Working off of the data that we were beginning to generate, our starting point was a collection of user comments for all of the New York Times articles that would be returned for any given query. By parsing through the comments, we could match words against the General Inquirer Dictionary across Charles Osgood’s three-axis theory of Semantic Differentiation. You can read more about the first version of our emotive analysis process in my previous post on the subject.

So the initial output we decided to shoot for was essentially six lists of words from the comments for each article that is retrieved for a given query. Along the evaluative axis we would have a list of ‘positive’ words (shown above in green) and ‘negative’ words (in red), along the activity axis we would have a list of ‘active’ words (in orange) and passive words (in brown), and along the potency axis we would have a list of ’strong’ words (in blue) and ‘weak’ words (in gray).

Flushing out the design of this model included four “states.” Collapsing the emotive word lists for each article would yield colored bars extending above and bellow a base line of articles. Theoretically, this would reveal trends in the quantities of these emotively charged words over time for discussions surrounding any keyword. Clicking on a specific article would reveal the actual list of words that are being described by the colored bars of the collapsed view. Extending the idea, hovering over any word could potentially show the sentence from which that word was retrieved, and hovering over the article title could reveal the abstract of the article, and clicking either would bring the user through to the article or the specific comment on the New York Times website, all in an effort to provide easy contextual access as a validation tool.
So we built a prototype of this visualization. We did not build out all of the interaction levels spec’ed in the initial mockups, but even just getting a list of articles with their corresponding lists of emotively classified words from the discussions surrounding them seemed like a good starting point for exploring the data.
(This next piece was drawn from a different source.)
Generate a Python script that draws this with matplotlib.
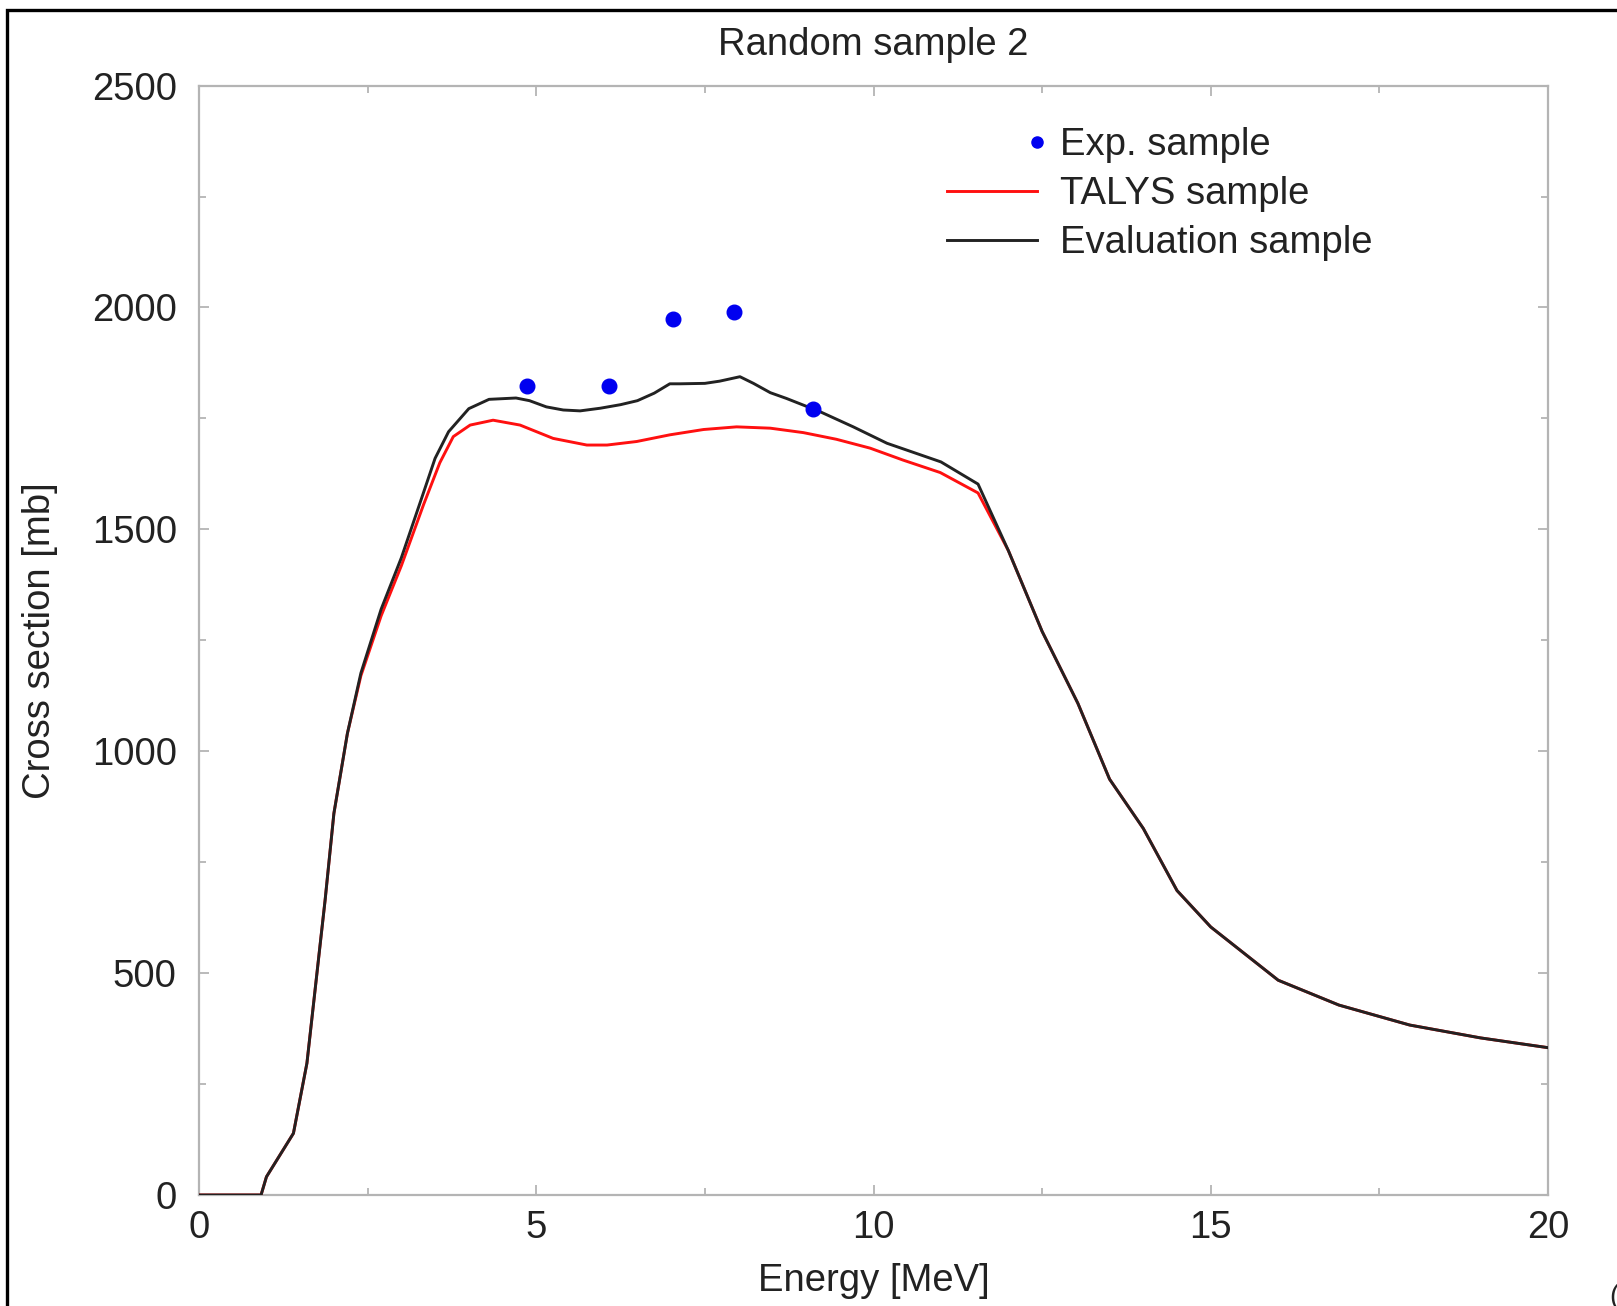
import numpy as np
import matplotlib
matplotlib.use('Agg')
import matplotlib.pyplot as plt
from matplotlib.legend_handler import HandlerLine2D
from matplotlib.patches import Rectangle

plt.rcParams['font.family'] = ['Liberation Sans', 'DejaVu Sans']

# ---------------- data ----------------
exp_energy = [4.87, 6.08, 7.03, 7.93, 9.10]
exp_xs = [1823, 1823, 1973, 1989, 1771]

eval_energy = [0.0, 0.92, 1.0, 1.4, 1.6, 1.8, 1.87, 2.0, 2.2, 2.4, 2.7, 3.0,
               3.3, 3.5, 3.7, 4.0, 4.3, 4.7, 4.9, 5.15, 5.4, 5.65, 5.95,
               6.25, 6.5, 6.75, 6.98, 7.13, 7.5, 7.72, 8.02, 8.22, 8.47,
               8.71, 9.21, 9.7, 10.2, 11.0, 11.55, 12.0, 12.5, 13.03, 13.5,
               14.0, 14.5, 15.0, 16.0, 16.9, 17.95, 19.0, 20.0]
eval_xs = [0, 0, 41, 139, 297, 570, 665, 860, 1040, 1176, 1320, 1436,
           1570, 1660, 1720, 1772, 1793, 1796, 1790, 1776, 1769, 1767, 1773,
           1781, 1790, 1807, 1828, 1828, 1829, 1834, 1844, 1829, 1808,
           1795, 1765, 1731, 1694, 1652, 1602, 1452, 1270, 1108, 937,
           826, 686, 604, 484, 428, 383, 354, 332]

talys_energy = [0.0, 0.92, 1.0, 1.4, 1.6, 1.8, 1.87, 2.0, 2.2, 2.4, 2.7, 3.0,
                3.33, 3.57, 3.77, 4.02, 4.36, 4.76, 5.25, 5.75, 6.05, 6.49,
                6.98, 7.48, 7.97, 8.47, 8.96, 9.45, 9.95, 10.44, 10.99,
                11.55, 12.0, 12.5, 13.03, 13.5, 14.0, 14.5, 15.0, 16.0,
                16.9, 17.95, 19.0, 20.0]
talys_xs = [0, 0, 41, 139, 297, 570, 665, 860, 1040, 1170, 1305, 1418,
            1556, 1650, 1709, 1735, 1746, 1735, 1705, 1690, 1690, 1698,
            1713, 1725, 1731, 1728, 1718, 1703, 1683, 1656, 1628,
            1582, 1452, 1270, 1108, 937, 826, 686, 604, 484,
            428, 383, 354, 332]

x_ticks = [0, 5, 10, 15, 20]
y_ticks = [0, 500, 1000, 1500, 2000, 2500]

# ---------------- figure ----------------
W, H = 1617, 1306
fig = plt.figure(figsize=(W / 100, H / 100), dpi=100)
fig.patch.set_facecolor('white')

ax_l, ax_r, ax_t, ax_b = 199, 1548, 85.6, 1195
ax = fig.add_axes([ax_l / W, 1 - ax_b / H, (ax_r - ax_l) / W, (ax_b - ax_t) / H])

fs = 27.5
txt_col = '#222222'
grey = '#b4b4b4'

ax.plot(talys_energy, talys_xs, color='#ff1010', lw=2.1, label='TALYS sample', zorder=3)
ax.plot(eval_energy, eval_xs, color='#222222', lw=2.1, label='Evaluation sample', zorder=4)
ax.plot(exp_energy, exp_xs, linestyle='none', marker='o', ms=10.5,
        color='#0000f0', mec='#0000f0', label='Exp. sample', zorder=5)

ax.set_xlim(0, 20)
ax.set_ylim(0, 2500)
ax.set_xticks(x_ticks)
ax.set_yticks(y_ticks)
ax.set_xticks(np.arange(0, 20.1, 2.5), minor=True)
ax.set_yticks(np.arange(0, 2501, 250), minor=True)

for sp in ax.spines.values():
    sp.set_color(grey)
    sp.set_linewidth(1.6)

ax.tick_params(which='both', direction='in', top=True, right=True, color=grey,
               width=1.3, labelcolor=txt_col, labelsize=fs)
ax.tick_params(which='major', length=7.5)
ax.tick_params(which='minor', length=5)
ax.tick_params(axis='y', which='major', pad=16)
ax.tick_params(axis='x', which='major', pad=11)

ax.set_title('Random sample 2', fontsize=fs, color=txt_col, pad=22)
ax.set_xlabel('Energy [MeV]', fontsize=fs, color=txt_col, va='center')
ax.xaxis.set_label_coords(0.5, -(1281 - ax_b) / (ax_b - ax_t))
ax.set_ylabel('Cross section [mb]', fontsize=fs, color=txt_col, va='center')
ax.yaxis.set_label_coords(-(ax_l - 40) / (ax_r - ax_l), 0.5)


class RightMarkerHandler(HandlerLine2D):
    """Place the single legend marker at the right end of the sample."""
    def get_xdata(self, legend, xdescent, ydescent, width, height, fontsize):
        x = np.array([-xdescent + width])
        return x, x


handles, labels = ax.get_legend_handles_labels()
order = [2, 0, 1]
leg = ax.legend([handles[i] for i in order], [labels[i] for i in order],
                loc='upper left',
                bbox_to_anchor=((947 - ax_l) / (ax_r - ax_l), (ax_b - 127) / (ax_b - ax_t)),
                frameon=False, fontsize=fs, borderpad=0, borderaxespad=0,
                handlelength=2.35, handletextpad=0.6, labelspacing=0.34,
                handler_map={handles[2]: RightMarkerHandler(numpoints=2)})
for t in leg.get_texts():
    t.set_color(txt_col)
leg.legend_handles[0].set_markersize(8)

# outer black frame (cropped at right and bottom)
fig.patches.append(Rectangle((7 / W, -0.05), 1.2, 1 - 10 / H + 0.05, transform=fig.transFigure,
                             fill=False, edgecolor='black', lw=2.4, clip_on=False))
fig.text(1609 / W, 1 - 1297 / H, '(a)', fontsize=20, ha='left', va='center', color=txt_col)

fig.savefig('out.png', dpi=100, facecolor='white')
This prototype revealed a lot. The first obvious conclusion is that we are dealing with way more data than could be meaningfully expressed as ‘lists of words’. Even scaling the text size down bellow legibility did not allow most lists to be viewed in their entirety in a normal web browser window.
Another problem is that the data is really hard to read if you don’t already have a strong understanding of what was going on behind the scenes. This organization does not show the three clear axises that the discussions are being mapped against. Furthermore, this model gives equal weight to all of our emotive axises, despite Osgood’s conclusion that evaluative distinction (positive/negative) carries the most emotive weight, which is then supported by activity and potency as the second two most significant factors.
One more problem that this prototype revealed is the homogenizing effect that results from extracting lists of words at the level of the entire conversation rather than specific comments. One really long nasty comment could skew the negative word count for an entire conversation when looking at the data at this level of abstraction, and that sort of misrepresentation could be a serious cause for concern. The project is called VoxPop stemming from the Latin term Vox Populi, meaning “voice of the people.” This visualizing attempt was not yet showing the voices of any ‘people’… rather averaging out the ebbs and flows of entire conversations.
More to come on our newer design iterations soon.